On Monday evening, demonstrators advanced about 2km (1.5 miles) towards Pearl Roundabout before they were pushed back by riot police, the Reuters news agency reports.
"We will not back down,'" Nader Abdul Imam, who sought shelter in a house with other protesters to get away from the tear gas, told the Associated Press.
At the scene
The situation right now is that downtown Manama is quiet, almost eerily quiet, a year on from the peaceful takeover of Pearl Roundabout. There is a very heavy police presence, with personnel stationed on the corners of major roads. Many roads leading to the capital were also blocked. A few people have made their way to Pearl Roundabout, but any kind of mass demonstration there has not yet materialised.

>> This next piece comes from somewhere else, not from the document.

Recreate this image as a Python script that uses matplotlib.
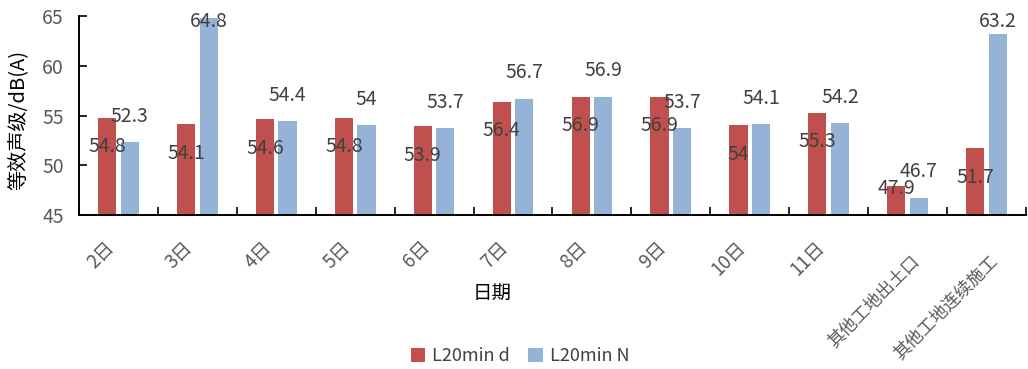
import matplotlib
matplotlib.use("Agg")
import matplotlib.pyplot as plt
import matplotlib.transforms as mtransforms
import numpy as np
from matplotlib.patches import Patch

plt.rcParams['font.family'] = ['Noto Sans CJK SC', 'DejaVu Sans']

categories = ['2日', '3日', '4日', '5日', '6日', '7日', '8日', '9日', '10日', '11日',
              '其他工地出土口', '其他工地连续施工']
l20_day = [54.8, 54.1, 54.6, 54.8, 53.9, 56.4, 56.9, 56.9, 54.0, 55.3, 47.9, 51.7]
l20_night = [52.3, 64.8, 54.4, 54.0, 53.7, 56.7, 56.9, 53.7, 54.1, 54.2, 46.7, 63.2]
series_names = ['L20min d', 'L20min N']
y_ticks = [45, 50, 55, 60, 65]

red = '#C0504D'
blue = '#95B3D7'
text_grey = '#404040'
tick_grey = '#595959'

fig = plt.figure(figsize=(10.28, 3.69), dpi=100)
ax = fig.add_axes([0.0768, 0.4173, 0.9212, 0.5393])

x = np.arange(len(categories))
w = 0.23
off = 0.143
ax.bar(x - off, l20_day, width=w, color=red, bottom=0)
ax.bar(x + off, l20_night, width=w, color=blue, bottom=0)

ax.set_ylim(45, 65)
ax.set_xlim(-0.5, len(categories) - 0.5)
ax.set_yticks(y_ticks)
ax.tick_params(axis='y', direction='in', length=6, width=1.2, labelsize=14,
               labelcolor=tick_grey, pad=11)

# category labels at bar-group centres, tick marks at group boundaries
ax.set_xticks(x)
ax.set_xticklabels(categories, rotation=45, ha='right', va='bottom',
                   rotation_mode='anchor', fontsize=13.5, color=tick_grey)
ax.tick_params(axis='x', which='major', length=0, pad=26.5)
ax.set_xticks(np.arange(len(categories) + 1) - 0.5, minor=True)
ax.tick_params(axis='x', which='minor', direction='in', length=6, width=1.2)

# long text labels sit a little further right and lower
for lab in ax.get_xticklabels():
    if len(lab.get_text()) > 4:
        lab.set_fontsize(12.5)
        lab.set_transform(lab.get_transform() +
                          mtransforms.ScaledTranslation(0.15, -0.13, fig.dpi_scale_trans))

for s in ['top', 'right']:
    ax.spines[s].set_visible(False)
for s in ['left', 'bottom']:
    ax.spines[s].set_linewidth(1.4)
    ax.spines[s].set_color('black')

# value labels
for xi, v in zip(x, l20_day):
    ax.text(xi - off, max(v - 2.95, 47.7), f'{v:g}', ha='center', va='center',
            fontsize=14, color=text_grey)
for xi, v in zip(x, l20_night):
    ax.text(xi + off, min(v + 2.65, 64.4), f'{v:g}', ha='center', va='center',
            fontsize=14, color=text_grey)

fig.text(18 / 1028, 1 - 120 / 369, '等效声级/dB(A)', rotation=90, ha='center',
         va='center', fontsize=14.5, color='black')
fig.text(492 / 1028, 1 - 293 / 369, '日期', ha='center', va='center', fontsize=14)

handles = [Patch(facecolor=red), Patch(facecolor=blue)]
fig.legend(handles, series_names, loc='center', bbox_to_anchor=(0.506, 1 - 356 / 369),
           ncol=2, frameon=False, fontsize=13, handlelength=0.8, handleheight=0.8,
           handletextpad=0.4, columnspacing=1.0, labelcolor=text_grey)

fig.savefig('out.png', dpi=100)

However, there have been many disturbances in predominantly Shia villages on the outskirts of the capital. Police fired tear gas and stun grenades at protesters overnight. In Sanabis, there was very heavy use of tear gas, and a resident of Sitra said the streets outside his house were littered with spent tear-gas canisters.
The government, which is dominated by the Sunni royal family, says it is meeting its commitments to introduce political reforms and curb the police. But the mostly Shia opposition says the government is not doing enough.
"This has gone on for one year and it will go for another year or more.''
Most of the demonstrators are from the country's Shia Muslim majority, which has long complained of discrimination at the hands of the Sunni royal family, the Al Khalifa.
Khalil al-Marzuq, a politician from al-Wefaq, the largest opposition party in the kingdom, urged protesters to be peaceful.
Speaking on the BBC's World Service, he said: "This is a non-violent movement and should continue to be [a] non-violent movement."
"Because your cause is justice and you will get at the end what you want."
Last month, King Hamad Bin Isa al-Khalifa attempted to address some of the protesters' demands by announcing constitutional reforms intended to lead to greater accountability.
He also ordered the rebuilding of Shia mosques demolished by the government and the reinstatement of those who had lost their jobs, and appointed two British lawyers to overhaul the judicial system.
But the opposition, as well as human rights groups, say little is being done to curb the country's security forces.
An independent inquiry was set up by King Hamad after growing international condemnation of human rights abuses. In a report in November, it confirmed excessive use of force and systematic torture of prisoners in detention by security forces.
Last February, protesters occupied Pearl Roundabout for a month and were only driven out after neighbouring Saudi Arabia and other Sunni-ruled Gulf states dispatched troops to Bahrain to help.
The government subsequently demolished the large Pearl Monument that had towered over the roundabout. It remains sealed off.